The Scottish Government should look at the serious difficulties created for schools and families in England from the Westminster government’s educational reforms before implementing any form of decentralisation.

While recognising that regional education structures may have merit in terms of economy of scale, it is important to retain local accountability, so that the local and regional authority can interpret, plan and enact the Scottish Government’s policies in their area. 

Any review must be open and transparent and make a balanced analysis of the views of all stakeholders in Scottish education. This is not a process that can take place over a few weeks or months, but requires some depth of enquiry and analysis.

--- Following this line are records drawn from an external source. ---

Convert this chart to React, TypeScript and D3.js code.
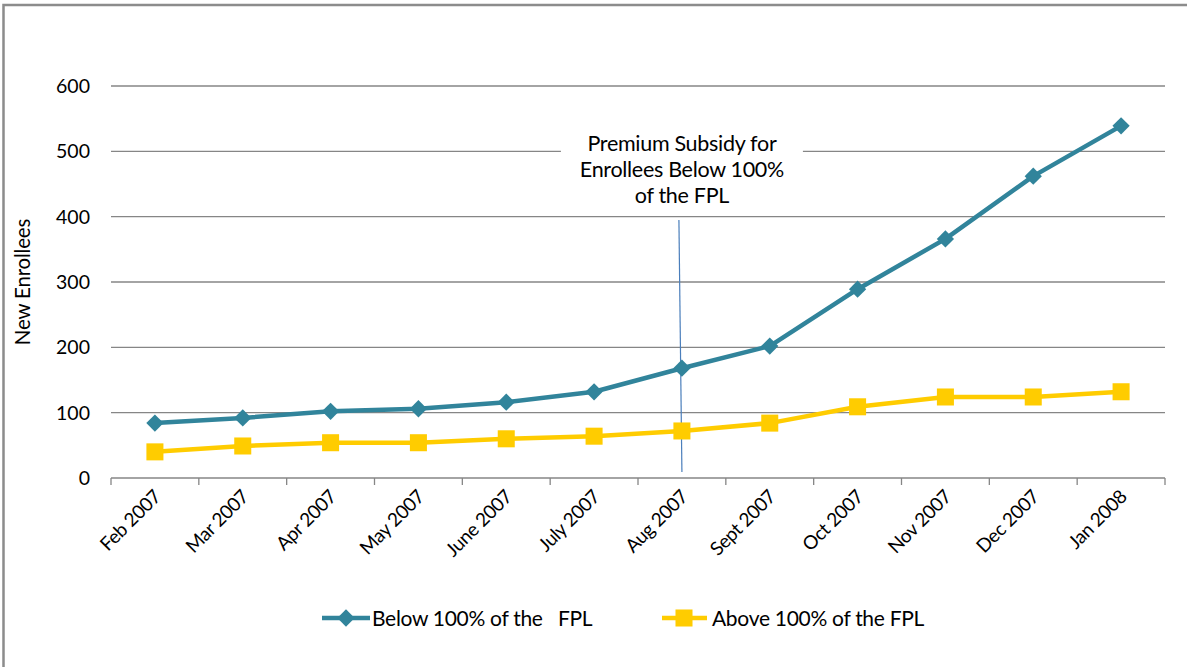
import React from 'react';
import * as d3 from 'd3';

const months = ['Feb 2007', 'Mar 2007', 'Apr 2007', 'May 2007', 'June 2007', 'July 2007',
  'Aug 2007', 'Sept 2007', 'Oct 2007', 'Nov 2007', 'Dec 2007', 'Jan 2008'];
const below = [84, 92, 102, 106, 116, 132, 168, 202, 289, 366, 462, 539];
const above = [40, 49, 54, 54, 60, 64, 72, 84, 109, 124, 124, 132];
const yTicks = [0, 100, 200, 300, 400, 500, 600];
const noteLines = ['Premium Subsidy for', 'Enrollees Below 100%', 'of the FPL'];
const legendNames = ['Below 100% of the\u00a0\u00a0 FPL', 'Above 100% of the FPL'];

const W = 1187, H = 667;
const font = 'Lato, "Open Sans", sans-serif';

export default function App() {
  const margin = { top: 86, right: 22, bottom: 189, left: 111 };

  const x = d3.scaleBand<string>()
    .domain(months)
    .range([margin.left, W - margin.right]);
  const y = d3.scaleLinear()
    .domain([0, 600])
    .range([H - margin.bottom, margin.top]);

  const cx = (m: string) => (x(m) as number) + x.bandwidth() / 2;

  const line = d3.line<number>()
    .x((d, i) => cx(months[i]))
    .y(d => y(d));

  const teal = '#31849b';
  const gold = '#ffcc00';
  const grid = '#868686';
  const diamond = d3.symbol().type(d3.symbolDiamond2).size(190)();
  const square = d3.symbol().type(d3.symbolSquare).size(290)();

  const noteX = cx('Aug 2007');

  return (
    <svg width={W} height={H} style={{ position: 'absolute', left: 0, top: 0 }} fontFamily={font}>
      <rect x={0} y={0} width={W} height={H} fill="#fff" />
      <rect x={3.5} y={5} width={W + 10} height={H + 10} fill="none" stroke="#8c8c8c" strokeWidth={2.5} />

      {/* gridlines */}
      {yTicks.slice(1).map(t => (
        <line key={t} x1={margin.left} x2={W - margin.right} y1={y(t)} y2={y(t)} stroke={grid} strokeWidth={1.3} />
      ))}
      {yTicks.map(t => (
        <text key={'l' + t} x={90} y={y(t)} dy="0.36em" textAnchor="end" fontSize={19.5} fill="#000">{t}</text>
      ))}

      {/* x axis */}
      <line x1={margin.left} x2={W - margin.right} y1={y(0)} y2={y(0)} stroke={grid} strokeWidth={1.3} />
      {months.map(m => (
        <line key={'t' + m} x1={x(m)} x2={x(m)} y1={y(0)} y2={y(0) + 7} stroke={grid} strokeWidth={1.3} />
      ))}
      <line x1={W - margin.right} x2={W - margin.right} y1={y(0)} y2={y(0) + 7} stroke={grid} strokeWidth={1.3} />
      {months.map(m => (
        <text key={'x' + m} transform={`translate(${cx(m) + 7},${y(0) + 20}) rotate(-45)`}
          textAnchor="end" fontSize={19} letterSpacing={-0.4} fill="#000">{m}</text>
      ))}

      <text transform={`translate(30,${(y(0) + y(600)) / 2}) rotate(-90)`} textAnchor="middle"
        fontSize={20.5} letterSpacing={-0.2} fill="#000">New Enrollees</text>

      {/* annotation */}
      <rect x={noteX - 121} y={125} width={242} height={88} fill="#fff" />
      {noteLines.map((s, i) => (
        <text key={s} x={noteX} y={151 + i * 26} textAnchor="middle" fontSize={21.5} letterSpacing={-0.3} fill="#000">{s}</text>
      ))}
      <line x1={noteX - 3} y1={220} x2={noteX} y2={472} stroke="#4a7ebb" strokeWidth={1.2} />

      {/* series */}
      <path d={line(above) || ''} fill="none" stroke={gold} strokeWidth={4.5} strokeLinejoin="round" />
      {above.map((v, i) => (
        <path key={'a' + i} d={square || ''} transform={`translate(${cx(months[i])},${y(v)})`} fill={gold} />
      ))}
      <path d={line(below) || ''} fill="none" stroke={teal} strokeWidth={4.5} strokeLinejoin="round" />
      {below.map((v, i) => (
        <path key={'b' + i} d={diamond || ''} transform={`translate(${cx(months[i])},${y(v)})`} fill={teal} />
      ))}

      {/* legend */}
      <g>
        <line x1={322} x2={370} y1={618} y2={618} stroke={teal} strokeWidth={4.5} />
        <path d={diamond || ''} transform="translate(346,618)" fill={teal} />
        <text x={372} y={618} dy="0.36em" fontSize={21} letterSpacing={-0.3} fill="#000">{legendNames[0]}</text>
        <line x1={662} x2={707} y1={618} y2={618} stroke={gold} strokeWidth={4.5} />
        <path d={square || ''} transform="translate(684,618)" fill={gold} />
        <text x={712} y={618} dy="0.36em" fontSize={21} letterSpacing={-0.3} fill="#000">{legendNames[1]}</text>
      </g>
    </svg>
  );
}
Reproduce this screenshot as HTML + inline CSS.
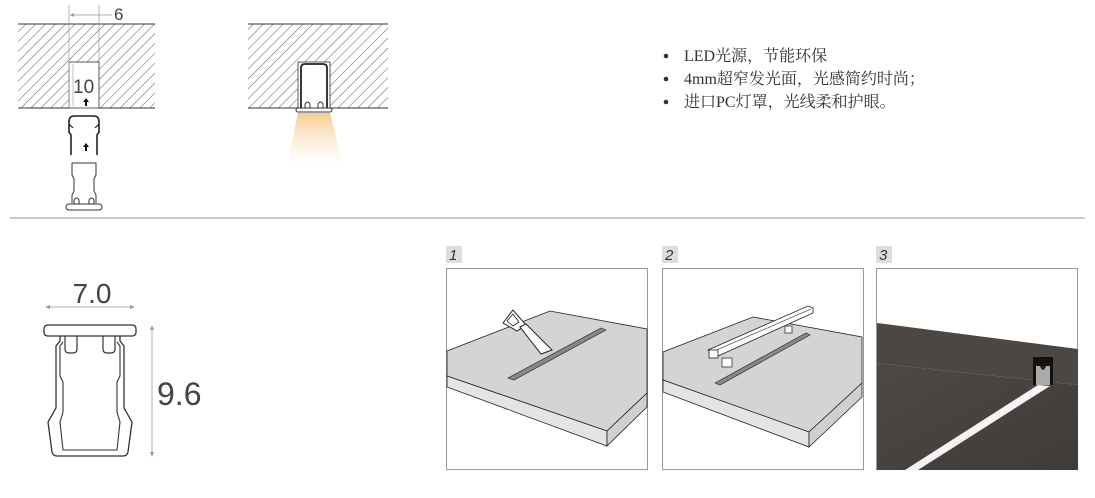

While supporting the vision for raising attainment and ensuring equity in Scottish education, along with the additional financial resources this will bring, we urge the Scottish Government to address the above areas of concern, ensure local education authorities retain a central role in ensuring effective delivery of the plan, and invest in support and advice for teachers and managers to enable them to secure the best possible educational outcomes for children.

In summary, while we welcome and support the general intention of the Scottish Government’s plan to significantly improve the quality and equality of Scottish educational provision, we feel that the initiative has been rushed and lacks essential detail.

The timescale is unworkable and more collaborative work and consultation is required to enable a thorough and comprehensive improvement on the intended scale.